We plan to connect EC2 Fleet and EC2 Auto Scaling groups. This will let you create a single fleet that mixed instance types and Spot, Reserved and On-Demand, while also taking advantage of EC2 Auto Scaling features such as health checks and lifecycle hooks. This integration will also bring EC2 Fleet functionality to services such as Amazon ECS, Amazon EKS, and AWS Batch that build on and make use of EC2 Auto Scaling for fleet management.

整完以後對於要省成本就更簡單了...

t2 系列機器的 CPU credit 超出 Quota 的現象

在看 CPU credit 時發現 EC2 上有台 t2.micro CPU credit 一直掉,但是上面沒有跑什麼東西,所以先在內部的 Trac 上開張 ticket 追蹤... 然後這種事情都是一開 ticket 就馬上想到了 @_@

首先發現這些 CPU credit 是超出 max quota 144 的限制 (參考 AWS 的文件「CPU Credits and Baseline Performance」),就馬上想到是因為 t2 系列的機器在開機時會贈送 CPU credit 以避免開機時太慢 (參考文件「T2 Standard」),而贈送的這塊會優先使用,但不吃 max quota:

Launch credits are spent first, before earned credits. Unspent launch credits are accrued in the CPU credit balance, but do not count towards the CPU credit balance limit.

另外系統對每個帳號有限制,每個帳號每 24 小時在每區有 100 次的贈送限制:

There is a limit to the number of times T2 Standard instances can receive launch credits.
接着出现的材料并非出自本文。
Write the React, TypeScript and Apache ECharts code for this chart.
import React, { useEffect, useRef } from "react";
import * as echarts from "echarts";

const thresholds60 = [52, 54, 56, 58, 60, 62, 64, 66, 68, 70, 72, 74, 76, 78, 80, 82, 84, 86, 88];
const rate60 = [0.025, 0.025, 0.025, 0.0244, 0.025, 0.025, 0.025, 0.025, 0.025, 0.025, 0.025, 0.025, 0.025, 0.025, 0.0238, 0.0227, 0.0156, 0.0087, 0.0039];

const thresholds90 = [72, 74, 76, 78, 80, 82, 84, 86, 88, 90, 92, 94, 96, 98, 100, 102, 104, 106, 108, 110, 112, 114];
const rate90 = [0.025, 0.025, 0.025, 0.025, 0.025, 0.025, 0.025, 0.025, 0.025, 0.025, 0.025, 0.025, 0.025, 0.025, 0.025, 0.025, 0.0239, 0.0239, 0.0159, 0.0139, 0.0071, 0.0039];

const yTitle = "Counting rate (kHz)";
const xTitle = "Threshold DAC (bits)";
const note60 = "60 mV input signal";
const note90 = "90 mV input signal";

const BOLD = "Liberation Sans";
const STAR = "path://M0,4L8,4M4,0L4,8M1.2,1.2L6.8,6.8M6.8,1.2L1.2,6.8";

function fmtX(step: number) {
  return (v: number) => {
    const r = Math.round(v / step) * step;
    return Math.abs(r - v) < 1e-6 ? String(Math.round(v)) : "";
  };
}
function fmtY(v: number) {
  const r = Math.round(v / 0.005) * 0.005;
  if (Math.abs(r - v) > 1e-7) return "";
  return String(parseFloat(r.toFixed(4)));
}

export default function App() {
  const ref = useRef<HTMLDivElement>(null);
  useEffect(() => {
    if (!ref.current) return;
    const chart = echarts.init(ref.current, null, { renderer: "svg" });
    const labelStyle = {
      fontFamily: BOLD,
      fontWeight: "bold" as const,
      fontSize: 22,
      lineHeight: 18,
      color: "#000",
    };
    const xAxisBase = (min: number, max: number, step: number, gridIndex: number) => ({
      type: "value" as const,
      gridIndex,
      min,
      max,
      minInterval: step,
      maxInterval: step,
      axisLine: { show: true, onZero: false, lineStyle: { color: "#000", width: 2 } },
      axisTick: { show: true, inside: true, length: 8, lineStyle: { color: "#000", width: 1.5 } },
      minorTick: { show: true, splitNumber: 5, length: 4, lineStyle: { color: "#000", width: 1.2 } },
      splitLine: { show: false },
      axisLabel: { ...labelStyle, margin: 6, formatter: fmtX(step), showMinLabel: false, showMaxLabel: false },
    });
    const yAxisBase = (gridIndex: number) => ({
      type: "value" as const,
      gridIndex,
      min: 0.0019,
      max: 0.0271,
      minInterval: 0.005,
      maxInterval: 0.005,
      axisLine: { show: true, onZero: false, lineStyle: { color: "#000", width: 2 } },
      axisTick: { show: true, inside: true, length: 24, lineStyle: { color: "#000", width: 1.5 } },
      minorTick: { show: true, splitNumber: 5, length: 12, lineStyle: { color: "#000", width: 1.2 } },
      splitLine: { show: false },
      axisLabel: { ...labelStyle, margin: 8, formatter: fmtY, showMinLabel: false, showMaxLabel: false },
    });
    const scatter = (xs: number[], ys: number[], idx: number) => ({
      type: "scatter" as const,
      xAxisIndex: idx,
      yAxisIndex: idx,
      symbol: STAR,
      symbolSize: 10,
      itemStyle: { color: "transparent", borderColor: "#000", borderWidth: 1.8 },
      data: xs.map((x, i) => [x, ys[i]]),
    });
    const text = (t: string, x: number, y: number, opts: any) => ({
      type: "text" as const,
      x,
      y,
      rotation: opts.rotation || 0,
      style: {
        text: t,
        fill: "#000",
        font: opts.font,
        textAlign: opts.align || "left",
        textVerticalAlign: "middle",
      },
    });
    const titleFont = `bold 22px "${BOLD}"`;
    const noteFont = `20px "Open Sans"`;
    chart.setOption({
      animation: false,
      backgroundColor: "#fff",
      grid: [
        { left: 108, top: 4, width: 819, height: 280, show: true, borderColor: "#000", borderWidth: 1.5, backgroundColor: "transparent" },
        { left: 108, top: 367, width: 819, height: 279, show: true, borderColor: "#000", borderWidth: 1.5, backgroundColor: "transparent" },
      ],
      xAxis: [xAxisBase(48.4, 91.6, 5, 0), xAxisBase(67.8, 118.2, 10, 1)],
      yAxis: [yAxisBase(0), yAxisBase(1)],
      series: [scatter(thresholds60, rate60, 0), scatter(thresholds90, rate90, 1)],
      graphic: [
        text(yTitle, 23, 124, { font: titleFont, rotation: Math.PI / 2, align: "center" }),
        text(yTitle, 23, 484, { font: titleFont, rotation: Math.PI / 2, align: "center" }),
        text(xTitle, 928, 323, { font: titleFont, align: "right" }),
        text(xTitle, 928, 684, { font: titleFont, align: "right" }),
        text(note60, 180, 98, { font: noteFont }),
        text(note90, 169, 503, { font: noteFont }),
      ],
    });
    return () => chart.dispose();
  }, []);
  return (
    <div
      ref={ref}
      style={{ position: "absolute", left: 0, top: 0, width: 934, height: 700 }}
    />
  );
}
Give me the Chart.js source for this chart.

The default limit is 100 launches or starts of all T2 Standard instances combined per account, per region, per rolling 24-hour period.

新帳號可能會更低,隨著使用情況調昇:

New accounts may have a lower limit, which increases over time based on your usage.

所以就知道為什麼會緩緩下降了,在到 144 之前都應該是下降的趨勢...

Amazon S3 推出新的等級 One Zone-IA

Amazon S3 有 RRS,提供給那些掉了可以重新產生的資料使用 (像是縮圖);另外也有 IA,提供給不常存取的資料使用。現在推出的這個等級結合了兩者,使得價錢更低:「Amazon S3 Update: New Storage Class and General Availability of S3 Select」。

New S3 One Zone-IA Storage Class – This new storage class is 20% less expensive than the existing Standard-IA storage class. It is designed to be used to store data that does not need the extra level of protection provided by geographic redundancy.